W sobotę w Moskwie doszło do zatrzymania czterech imigrantów z Azji Środkowej, podejrzewanych o członkostwo w Islamskim Ruchu Uzbekistanu (O’zbekiston Islom Harakati). Pracownicy Głównego Urzędu ds. Przeciwdziałania Ekstremizmowi przy MSW Federacji Rosyjskiej podali informację, że zatrzymani „mogli uczestniczyć w przygotowaniu ataków terrorystycznych na terenie Rosji”.
Podejrzanych zatrzymano po sprawdzeniu informacji o działalności Islamskiego Ruchu Uzbekistanu w stolicy kraju.

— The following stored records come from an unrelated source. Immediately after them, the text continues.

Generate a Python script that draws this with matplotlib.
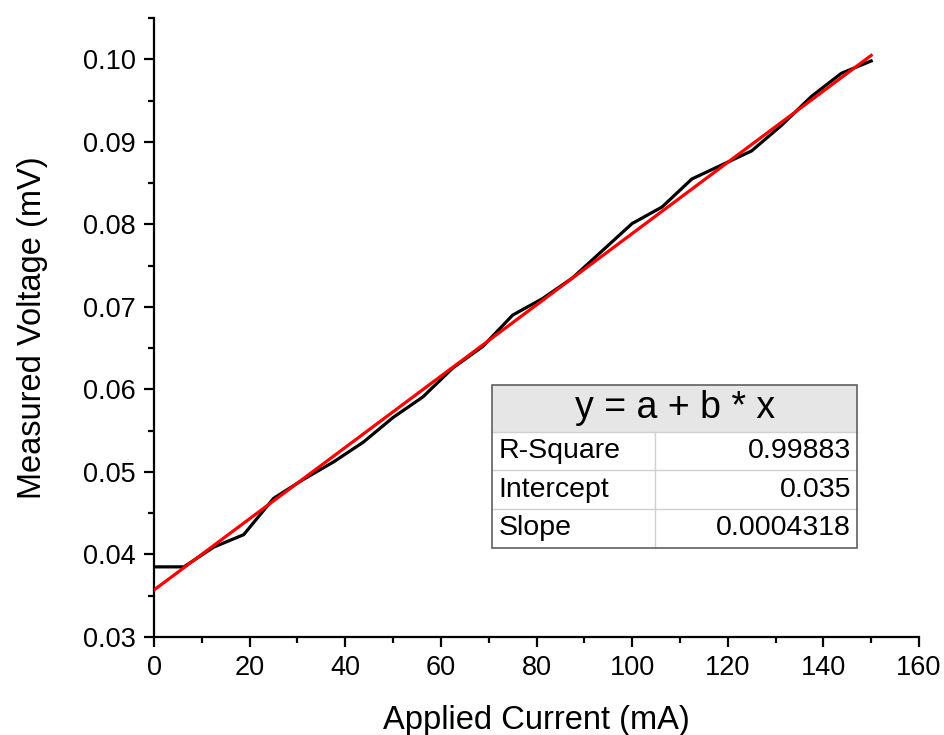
import numpy as np
import matplotlib
matplotlib.use("Agg")
import matplotlib.pyplot as plt
from matplotlib.patches import Rectangle
from matplotlib.ticker import MultipleLocator, FormatStrFormatter

plt.rcParams['font.family'] = ['Liberation Sans', 'DejaVu Sans']

##### data #####

current = [0, 6.25, 12.5, 18.75, 25, 31.25, 37.5, 43.75, 50, 56.25, 62.5, 68.75,
           75, 81.25, 87.5, 93.75, 100, 106.25, 112.5, 118.75, 125, 131.25,
           137.5, 143.75, 150]
voltage = [0.0385, 0.0385, 0.0409, 0.0424, 0.0468, 0.0491, 0.0512, 0.0536, 0.0566,
           0.0591, 0.0626, 0.0652, 0.0690, 0.0710, 0.0735, 0.0768, 0.0801, 0.0821,
           0.0855, 0.0872, 0.0889, 0.0920, 0.0955, 0.0983, 0.0998]

# linear fit shown in red
fit_intercept = 0.0357
fit_slope = 0.0004318

fit_labels = ["R-Square", "Intercept", "Slope"]
fit_values = ["0.99883", "0.035", "0.0004318"]

##### plot #####

fig = plt.figure(figsize=(9.45, 7.35), dpi=100)
ax = fig.add_axes([0.163, 0.1333, 0.8095, 0.8422])

ax.plot(current, voltage, color="black", lw=2.3, zorder=2)
xf = np.array([current[0], current[-1]])
ax.plot(xf, fit_intercept + fit_slope * xf, color="#ff0000", lw=2.3, zorder=3)

ax.set_xlim(0, 160)
ax.set_ylim(0.03, 0.105)
ax.xaxis.set_major_locator(MultipleLocator(20))
ax.xaxis.set_minor_locator(MultipleLocator(10))
ax.yaxis.set_major_locator(MultipleLocator(0.01))
ax.yaxis.set_minor_locator(MultipleLocator(0.005))
ax.yaxis.set_major_formatter(FormatStrFormatter("%.2f"))

for s in ["top", "right"]:
    ax.spines[s].set_visible(False)
for s in ["left", "bottom"]:
    ax.spines[s].set_linewidth(1.6)
ax.tick_params(which="major", direction="out", length=7, width=1.6, labelsize=19.5, pad=6)
ax.tick_params(which="minor", direction="out", length=4, width=1.6)

ax.set_xlabel("Applied Current (mA)", fontsize=23.5, labelpad=17)
ax.set_ylabel("Measured Voltage (mV)", fontsize=23.5, labelpad=25)

# fit result table
x0, x1 = 0.442, 0.919
ysplit = 0.332
y0, y1 = 0.144, 0.407
xm = (655 - 154) / 765.0
row_h = (ysplit - y0) / 3.0

ax.add_patch(Rectangle((x0, ysplit), x1 - x0, y1 - ysplit, transform=ax.transAxes,
                       facecolor="#e6e6e6", edgecolor="none", zorder=4))
ax.add_patch(Rectangle((x0, y0), x1 - x0, ysplit - y0, transform=ax.transAxes,
                       facecolor="white", edgecolor="none", zorder=4))
for i in range(0, 3):
    yy = ysplit - i * row_h
    ax.plot([x0, x1], [yy, yy], transform=ax.transAxes, color="#d0d0d0", lw=1, zorder=5)
ax.plot([xm, xm], [y0, ysplit], transform=ax.transAxes, color="#d0d0d0", lw=1, zorder=5)
ax.add_patch(Rectangle((x0, y0), x1 - x0, y1 - y0, transform=ax.transAxes,
                       facecolor="none", edgecolor="#606060", lw=1.2, zorder=6))

ax.text((x0 + x1) / 2, (ysplit + y1) / 2, "y = a + b * x", transform=ax.transAxes,
        ha="center", va="center", fontsize=27, zorder=7)
for i in range(3):
    yc = ysplit - (i + 0.5) * row_h
    ax.text(x0 + 0.008, yc, fit_labels[i], transform=ax.transAxes,
            ha="left", va="center", fontsize=20.5, zorder=7)
    ax.text(x1 - 0.008, yc, fit_values[i], transform=ax.transAxes,
            ha="right", va="center", fontsize=20.5, zorder=7)

fig.savefig("out.png", dpi=100)
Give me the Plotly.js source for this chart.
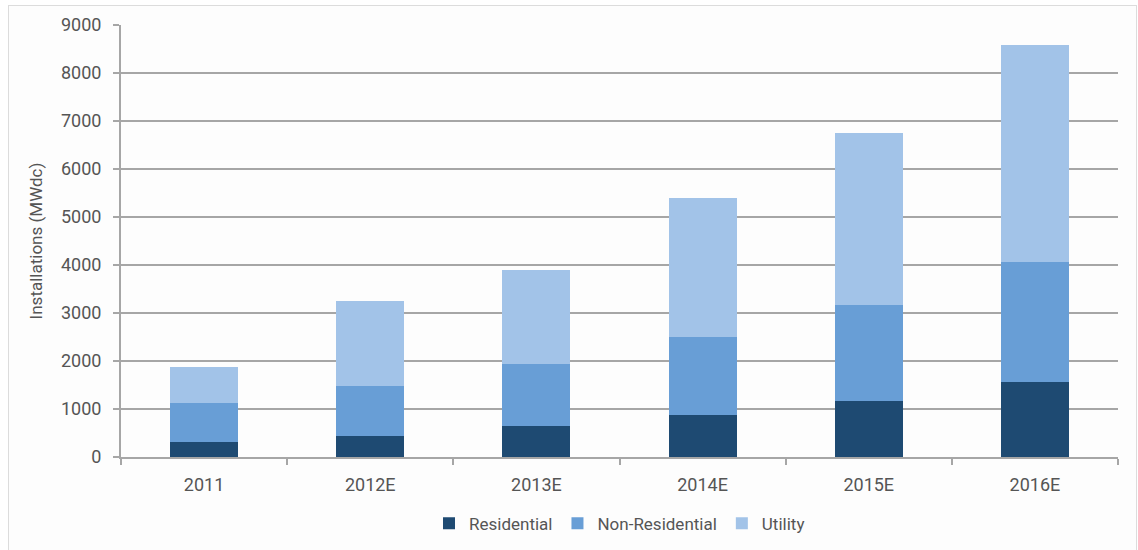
<!DOCTYPE html>
<html>
<head>
<meta charset="utf-8">
<script src="https://cdn.plot.ly/plotly-3.0.1.min.js"></script>
<style>
html,body{margin:0;padding:0;background:#fff;}
#wrap{position:relative;width:1138px;height:550px;}
#chart{position:absolute;left:0;top:0;width:1138px;height:550px;}
#frame{position:absolute;left:8px;top:5px;width:1127px;height:560px;border:1px solid #dcdcdc;background:#fdfdfd;}
</style>
</head>
<body>
<div id="wrap"><div id="frame"></div><div id="chart"></div></div>
<script>
const categories = ["2011", "2012E", "2013E", "2014E", "2015E", "2016E"];
const residential = [310, 440, 650, 880, 1170, 1560];
const nonResidential = [820, 1030, 1290, 1630, 2000, 2500];
const utility = [750, 1770, 1960, 2890, 3580, 4520];
const yTicks = [0, 1000, 2000, 3000, 4000, 5000, 6000, 7000, 8000, 9000];

const fontFam = 'Roboto, "Liberation Sans", sans-serif';
const traces = [
  {name: "Residential", x: categories, y: residential, type: "bar", marker: {color: "#1e4a72"}},
  {name: "Non-Residential", x: categories, y: nonResidential, type: "bar", marker: {color: "#689ed6"}},
  {name: "Utility", x: categories, y: utility, type: "bar", marker: {color: "#a2c3e8"}}
];
const layout = {
  width: 1138, height: 550,
  paper_bgcolor: "rgba(0,0,0,0)", plot_bgcolor: "rgba(0,0,0,0)",
  margin: {l: 121, r: 20, t: 25, b: 93, autoexpand: false},
  barmode: "stack", bargap: 0.59,
  font: {family: fontFam, size: 18, color: "#555"},
  showlegend: true,
  legend: {orientation: "h", x: 0.5, xanchor: "center", y: -0.113, yanchor: "top", font: {size: 17, color: "#555"}, traceorder: "normal", itemwidth: 30},
  xaxis: {
    type: "category", showgrid: false, showline: true, linecolor: "#a6a6a6", linewidth: 2,
    ticks: "outside", ticklen: 6, tickcolor: "#a6a6a6", tickwidth: 2, tickson: "boundaries",
    tickfont: {size: 18, color: "#555"}, zeroline: false, ticklabelstandoff: 10, automargin: false
  },
  yaxis: {
    range: [0, 9000], tickvals: yTicks, ticktext: yTicks.map(String),
    showgrid: true, gridcolor: "#a6a6a6", gridwidth: 2,
    showline: true, linecolor: "#a6a6a6", linewidth: 2,
    ticks: "outside", ticklen: 6, tickcolor: "#a6a6a6", tickwidth: 2,
    tickfont: {size: 18, color: "#555"}, zeroline: false, ticklabelstandoff: 8, automargin: false,
    title: {text: "Installations (MWdc)", font: {size: 17, color: "#555"}, standoff: 14}
  }
};
Plotly.newPlot("chart", traces, layout, {displayModeBar: false, staticPlot: true});
</script>
</body>
</html>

Według moskiewskiej policji, zatrzymani żyli w ukryciu, surowo przestrzegali zasad konspiracji i często zmieniali numery telefonów.
W oficjalnym oświadczeniu podano, że imigranci przebywali na terenie Rosji bez jakichkolwiek dokumentów potwierdzających ich tożsamość. Podczas przeszukiwania jednego z mieszkań znaleziono heroinę. Ponadto, policja twierdzi, że czterech domniemanych członków Islamskiego Ruchu Uzbekistanu rozprowadzało narkotyki w celu finansowania organizacji terrorystycznej, a część zysków miała być przeznaczona na pozyskiwanie nowych członków.
Aresztowani mają być sądzeni za handel narkotykami. Rosyjskie media podają również, że w dalszym ciągu toczy się śledztwo mające udowodnić przynależność aresztowanych do islamskiego ugrupowania.
Islamski Ruch Uzbekistanu powstał w 1996 roku jednocząc szereg innych ugrupowań opozycyjnych wobec prezydenta Isloma Karimowa. Założycielem Ruchu był Dżuma Hodżijew (Namangani), a pierwszym liderem Tahir Jułdaszew. Obaj zginęli w walkach na terenie Afganistanu i Pakistanu, gdzie działa ich ugrupowanie. Służby specjalne Uzbekistanu w walce z wewnętrzną opozycją często posługują się oskarżeniami o członkostwo w IRU – uznanej min. przez Rosję i USA za organizację terrorystyczną. Jak dotąd, nie było żadnych informacji o działalności tego ugrupowania w Rosji.